Collect all lines below with the string "chart".
------------------------------------
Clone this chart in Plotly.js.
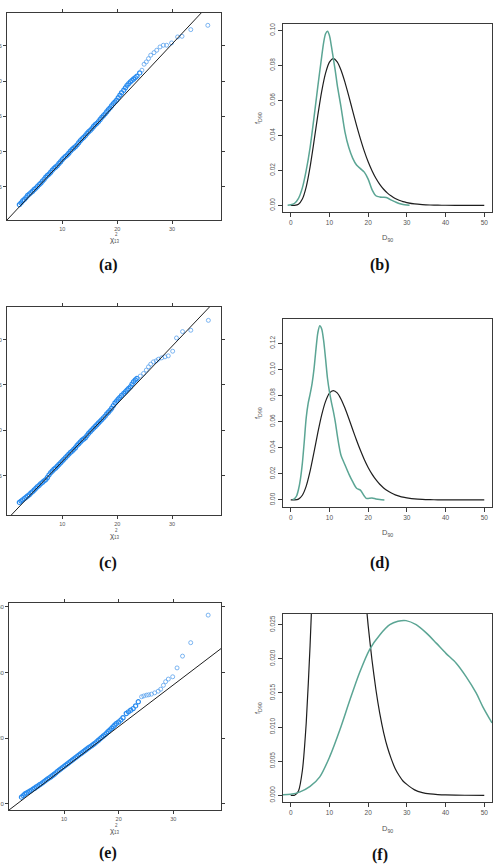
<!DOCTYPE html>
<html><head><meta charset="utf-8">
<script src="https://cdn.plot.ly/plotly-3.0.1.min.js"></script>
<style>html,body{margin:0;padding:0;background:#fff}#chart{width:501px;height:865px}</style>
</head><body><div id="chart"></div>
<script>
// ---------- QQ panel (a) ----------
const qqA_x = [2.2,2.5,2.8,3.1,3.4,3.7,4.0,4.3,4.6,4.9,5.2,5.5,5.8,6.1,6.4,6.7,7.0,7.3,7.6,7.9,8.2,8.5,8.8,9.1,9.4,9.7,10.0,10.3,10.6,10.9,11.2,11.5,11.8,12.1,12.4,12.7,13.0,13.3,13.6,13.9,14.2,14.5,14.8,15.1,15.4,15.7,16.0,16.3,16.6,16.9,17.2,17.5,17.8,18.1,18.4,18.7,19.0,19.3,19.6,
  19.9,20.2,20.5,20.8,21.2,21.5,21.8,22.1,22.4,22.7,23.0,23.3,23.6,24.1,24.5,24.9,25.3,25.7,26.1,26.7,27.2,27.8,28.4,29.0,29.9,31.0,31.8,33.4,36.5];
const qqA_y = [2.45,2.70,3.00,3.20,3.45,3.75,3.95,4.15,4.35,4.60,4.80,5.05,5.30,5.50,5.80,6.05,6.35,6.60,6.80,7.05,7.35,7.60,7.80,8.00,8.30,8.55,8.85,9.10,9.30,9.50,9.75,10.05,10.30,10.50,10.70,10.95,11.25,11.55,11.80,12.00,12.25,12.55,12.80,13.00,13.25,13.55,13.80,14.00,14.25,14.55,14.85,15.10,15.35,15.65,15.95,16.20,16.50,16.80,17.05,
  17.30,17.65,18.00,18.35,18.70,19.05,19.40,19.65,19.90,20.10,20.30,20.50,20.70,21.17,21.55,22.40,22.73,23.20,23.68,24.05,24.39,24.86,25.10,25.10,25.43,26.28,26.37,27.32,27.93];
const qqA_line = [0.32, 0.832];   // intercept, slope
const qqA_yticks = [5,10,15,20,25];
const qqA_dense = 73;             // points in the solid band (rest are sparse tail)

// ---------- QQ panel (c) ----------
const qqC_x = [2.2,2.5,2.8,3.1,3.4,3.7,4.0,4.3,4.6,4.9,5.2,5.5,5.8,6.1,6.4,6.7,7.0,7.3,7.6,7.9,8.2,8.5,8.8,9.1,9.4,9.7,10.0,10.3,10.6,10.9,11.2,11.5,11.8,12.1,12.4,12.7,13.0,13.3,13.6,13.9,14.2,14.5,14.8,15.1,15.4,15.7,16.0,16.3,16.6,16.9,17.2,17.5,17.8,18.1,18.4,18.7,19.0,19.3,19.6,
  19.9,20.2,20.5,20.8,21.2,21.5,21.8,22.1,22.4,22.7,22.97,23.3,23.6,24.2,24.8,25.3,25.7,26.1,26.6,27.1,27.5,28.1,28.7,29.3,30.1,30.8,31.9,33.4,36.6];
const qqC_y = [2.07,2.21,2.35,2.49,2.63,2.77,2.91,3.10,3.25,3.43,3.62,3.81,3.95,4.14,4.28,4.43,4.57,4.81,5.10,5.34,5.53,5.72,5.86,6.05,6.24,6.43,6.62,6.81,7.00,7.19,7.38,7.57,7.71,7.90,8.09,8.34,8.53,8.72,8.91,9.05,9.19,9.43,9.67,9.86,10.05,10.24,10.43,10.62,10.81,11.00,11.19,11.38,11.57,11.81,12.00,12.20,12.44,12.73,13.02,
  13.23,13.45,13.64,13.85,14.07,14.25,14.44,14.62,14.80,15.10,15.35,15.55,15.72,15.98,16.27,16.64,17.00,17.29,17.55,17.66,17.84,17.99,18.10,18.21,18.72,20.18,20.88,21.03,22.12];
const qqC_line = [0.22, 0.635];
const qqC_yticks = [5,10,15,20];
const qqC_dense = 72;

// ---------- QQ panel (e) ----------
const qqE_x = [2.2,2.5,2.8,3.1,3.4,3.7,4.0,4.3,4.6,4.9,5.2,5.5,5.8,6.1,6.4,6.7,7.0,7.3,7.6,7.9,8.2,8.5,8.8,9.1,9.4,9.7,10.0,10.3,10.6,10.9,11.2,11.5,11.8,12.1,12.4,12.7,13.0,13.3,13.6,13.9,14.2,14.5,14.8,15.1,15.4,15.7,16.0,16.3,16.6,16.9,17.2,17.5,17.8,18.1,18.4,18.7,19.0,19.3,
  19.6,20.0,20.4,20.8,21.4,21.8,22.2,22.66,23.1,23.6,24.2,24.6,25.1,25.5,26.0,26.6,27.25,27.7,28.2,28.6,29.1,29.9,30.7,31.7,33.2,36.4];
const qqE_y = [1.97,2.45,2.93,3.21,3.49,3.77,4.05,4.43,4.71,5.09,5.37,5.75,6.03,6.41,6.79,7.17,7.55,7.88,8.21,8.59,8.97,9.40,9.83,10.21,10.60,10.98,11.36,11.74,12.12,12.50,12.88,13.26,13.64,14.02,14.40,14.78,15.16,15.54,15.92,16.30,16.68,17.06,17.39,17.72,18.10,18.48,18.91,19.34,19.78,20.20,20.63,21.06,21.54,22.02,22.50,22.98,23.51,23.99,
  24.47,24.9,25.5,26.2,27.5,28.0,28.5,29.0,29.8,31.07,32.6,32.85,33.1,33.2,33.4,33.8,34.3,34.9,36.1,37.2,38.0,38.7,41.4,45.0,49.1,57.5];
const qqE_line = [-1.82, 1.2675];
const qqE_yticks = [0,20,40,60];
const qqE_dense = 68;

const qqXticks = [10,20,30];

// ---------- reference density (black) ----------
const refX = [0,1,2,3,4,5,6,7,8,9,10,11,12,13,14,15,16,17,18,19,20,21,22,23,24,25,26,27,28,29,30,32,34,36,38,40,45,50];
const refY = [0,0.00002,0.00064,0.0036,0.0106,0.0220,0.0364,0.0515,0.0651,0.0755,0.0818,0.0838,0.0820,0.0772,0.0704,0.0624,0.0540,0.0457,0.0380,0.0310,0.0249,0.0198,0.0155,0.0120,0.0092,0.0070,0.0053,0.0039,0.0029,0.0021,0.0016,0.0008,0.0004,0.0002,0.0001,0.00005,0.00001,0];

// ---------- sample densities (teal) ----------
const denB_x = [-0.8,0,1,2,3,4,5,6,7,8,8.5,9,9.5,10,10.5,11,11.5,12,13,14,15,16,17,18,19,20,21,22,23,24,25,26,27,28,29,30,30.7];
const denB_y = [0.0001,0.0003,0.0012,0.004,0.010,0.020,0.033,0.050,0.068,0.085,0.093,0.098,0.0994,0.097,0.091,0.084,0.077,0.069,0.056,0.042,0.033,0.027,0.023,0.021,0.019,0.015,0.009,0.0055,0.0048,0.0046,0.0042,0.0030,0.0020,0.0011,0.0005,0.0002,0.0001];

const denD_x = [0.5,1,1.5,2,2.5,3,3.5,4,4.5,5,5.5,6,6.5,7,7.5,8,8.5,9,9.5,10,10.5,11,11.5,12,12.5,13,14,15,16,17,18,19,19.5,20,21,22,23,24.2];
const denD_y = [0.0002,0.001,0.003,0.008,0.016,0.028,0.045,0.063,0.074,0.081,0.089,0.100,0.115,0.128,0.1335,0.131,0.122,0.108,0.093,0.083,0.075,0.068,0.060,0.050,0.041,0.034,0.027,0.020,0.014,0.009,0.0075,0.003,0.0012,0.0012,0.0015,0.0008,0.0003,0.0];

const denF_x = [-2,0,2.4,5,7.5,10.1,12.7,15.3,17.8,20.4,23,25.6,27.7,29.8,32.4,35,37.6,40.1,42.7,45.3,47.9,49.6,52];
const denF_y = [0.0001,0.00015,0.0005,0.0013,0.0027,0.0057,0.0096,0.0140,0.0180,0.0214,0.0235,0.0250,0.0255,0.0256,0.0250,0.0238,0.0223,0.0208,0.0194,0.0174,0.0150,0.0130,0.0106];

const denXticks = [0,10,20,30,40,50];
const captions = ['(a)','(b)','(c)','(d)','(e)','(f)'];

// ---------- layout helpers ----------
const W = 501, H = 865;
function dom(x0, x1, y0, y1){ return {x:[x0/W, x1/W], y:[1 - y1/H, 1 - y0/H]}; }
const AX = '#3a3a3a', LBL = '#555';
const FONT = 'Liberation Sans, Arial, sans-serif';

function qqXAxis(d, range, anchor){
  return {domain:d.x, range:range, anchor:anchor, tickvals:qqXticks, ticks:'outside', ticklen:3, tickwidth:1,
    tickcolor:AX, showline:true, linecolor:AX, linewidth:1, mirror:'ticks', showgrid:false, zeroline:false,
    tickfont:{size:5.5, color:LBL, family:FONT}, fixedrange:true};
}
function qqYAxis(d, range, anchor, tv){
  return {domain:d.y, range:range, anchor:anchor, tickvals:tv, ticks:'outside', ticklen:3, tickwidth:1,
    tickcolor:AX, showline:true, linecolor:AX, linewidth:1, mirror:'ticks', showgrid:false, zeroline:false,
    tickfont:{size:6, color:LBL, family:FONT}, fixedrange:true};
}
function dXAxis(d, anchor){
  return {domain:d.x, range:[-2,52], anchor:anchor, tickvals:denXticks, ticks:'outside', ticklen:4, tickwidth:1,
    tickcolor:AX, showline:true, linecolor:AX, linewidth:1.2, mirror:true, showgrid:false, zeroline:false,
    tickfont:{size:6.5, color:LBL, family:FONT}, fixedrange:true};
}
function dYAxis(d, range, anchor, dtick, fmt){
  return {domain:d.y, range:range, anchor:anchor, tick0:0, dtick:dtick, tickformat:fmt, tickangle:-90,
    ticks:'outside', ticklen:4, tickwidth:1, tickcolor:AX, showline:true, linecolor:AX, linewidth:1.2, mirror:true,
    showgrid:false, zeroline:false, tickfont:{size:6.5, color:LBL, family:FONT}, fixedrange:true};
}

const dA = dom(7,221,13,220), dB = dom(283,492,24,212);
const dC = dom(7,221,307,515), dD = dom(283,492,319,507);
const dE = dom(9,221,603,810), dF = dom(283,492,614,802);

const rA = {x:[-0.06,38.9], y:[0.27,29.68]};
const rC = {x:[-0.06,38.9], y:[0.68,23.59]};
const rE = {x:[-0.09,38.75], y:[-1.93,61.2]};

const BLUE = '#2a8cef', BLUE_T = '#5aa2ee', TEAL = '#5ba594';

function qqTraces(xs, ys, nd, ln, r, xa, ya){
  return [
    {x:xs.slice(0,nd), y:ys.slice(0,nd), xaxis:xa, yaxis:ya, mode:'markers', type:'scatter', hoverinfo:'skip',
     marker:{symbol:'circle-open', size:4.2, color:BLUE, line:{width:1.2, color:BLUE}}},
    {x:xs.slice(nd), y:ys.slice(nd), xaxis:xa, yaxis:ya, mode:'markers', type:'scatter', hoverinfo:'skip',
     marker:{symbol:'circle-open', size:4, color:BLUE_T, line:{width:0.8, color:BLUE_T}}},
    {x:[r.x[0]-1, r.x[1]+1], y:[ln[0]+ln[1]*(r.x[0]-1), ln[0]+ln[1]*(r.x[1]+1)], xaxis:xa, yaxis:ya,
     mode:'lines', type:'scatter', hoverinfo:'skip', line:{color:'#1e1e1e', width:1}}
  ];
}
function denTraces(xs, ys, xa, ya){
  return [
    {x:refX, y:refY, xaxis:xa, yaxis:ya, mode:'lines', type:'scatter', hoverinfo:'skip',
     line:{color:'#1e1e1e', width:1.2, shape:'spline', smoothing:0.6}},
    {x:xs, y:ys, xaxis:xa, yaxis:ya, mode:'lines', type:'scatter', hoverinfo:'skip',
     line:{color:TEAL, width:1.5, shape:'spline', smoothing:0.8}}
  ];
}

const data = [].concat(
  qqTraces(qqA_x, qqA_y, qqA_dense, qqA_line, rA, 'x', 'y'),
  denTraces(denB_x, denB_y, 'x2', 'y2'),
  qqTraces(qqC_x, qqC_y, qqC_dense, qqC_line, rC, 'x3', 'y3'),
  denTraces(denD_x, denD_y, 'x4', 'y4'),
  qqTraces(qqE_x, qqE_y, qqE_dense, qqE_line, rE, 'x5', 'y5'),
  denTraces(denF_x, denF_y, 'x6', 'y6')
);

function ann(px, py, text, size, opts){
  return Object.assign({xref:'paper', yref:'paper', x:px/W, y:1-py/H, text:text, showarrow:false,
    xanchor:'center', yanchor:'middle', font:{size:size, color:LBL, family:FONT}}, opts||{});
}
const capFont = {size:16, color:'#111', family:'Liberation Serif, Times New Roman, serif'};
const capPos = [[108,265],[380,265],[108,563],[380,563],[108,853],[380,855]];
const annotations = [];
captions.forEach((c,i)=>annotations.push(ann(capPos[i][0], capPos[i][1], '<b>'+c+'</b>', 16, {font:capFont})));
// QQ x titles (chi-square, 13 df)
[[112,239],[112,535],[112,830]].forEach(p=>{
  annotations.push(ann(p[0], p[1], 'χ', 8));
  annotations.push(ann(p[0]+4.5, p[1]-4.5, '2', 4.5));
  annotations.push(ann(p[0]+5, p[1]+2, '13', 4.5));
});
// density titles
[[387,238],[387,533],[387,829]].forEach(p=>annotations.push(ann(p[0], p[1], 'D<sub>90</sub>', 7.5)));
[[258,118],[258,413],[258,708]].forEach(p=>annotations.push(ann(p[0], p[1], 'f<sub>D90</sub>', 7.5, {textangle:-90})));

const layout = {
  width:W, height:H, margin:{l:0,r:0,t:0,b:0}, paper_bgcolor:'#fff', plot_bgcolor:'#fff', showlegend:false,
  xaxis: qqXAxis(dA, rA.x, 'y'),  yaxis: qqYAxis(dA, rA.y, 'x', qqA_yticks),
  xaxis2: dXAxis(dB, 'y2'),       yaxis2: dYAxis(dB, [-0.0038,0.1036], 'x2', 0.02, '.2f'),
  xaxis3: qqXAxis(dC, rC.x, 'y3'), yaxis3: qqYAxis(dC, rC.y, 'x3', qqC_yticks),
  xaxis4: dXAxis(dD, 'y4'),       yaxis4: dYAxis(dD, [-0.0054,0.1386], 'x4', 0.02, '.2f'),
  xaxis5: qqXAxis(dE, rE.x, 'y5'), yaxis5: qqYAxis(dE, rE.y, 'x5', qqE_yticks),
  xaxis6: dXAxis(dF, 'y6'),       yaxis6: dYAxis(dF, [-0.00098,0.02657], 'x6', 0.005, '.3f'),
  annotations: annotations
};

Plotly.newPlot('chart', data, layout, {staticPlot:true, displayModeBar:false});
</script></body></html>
------------------------------------
= Final answer =
Clone this chart in Plotly.js.
<style>html,body{margin:0;padding:0;background:#fff}#chart{width:501px;height:865px}</style>
</head><body><div id="chart"></div>
Plotly.newPlot('chart', data, layout, {staticPlot:true, displayModeBar:false});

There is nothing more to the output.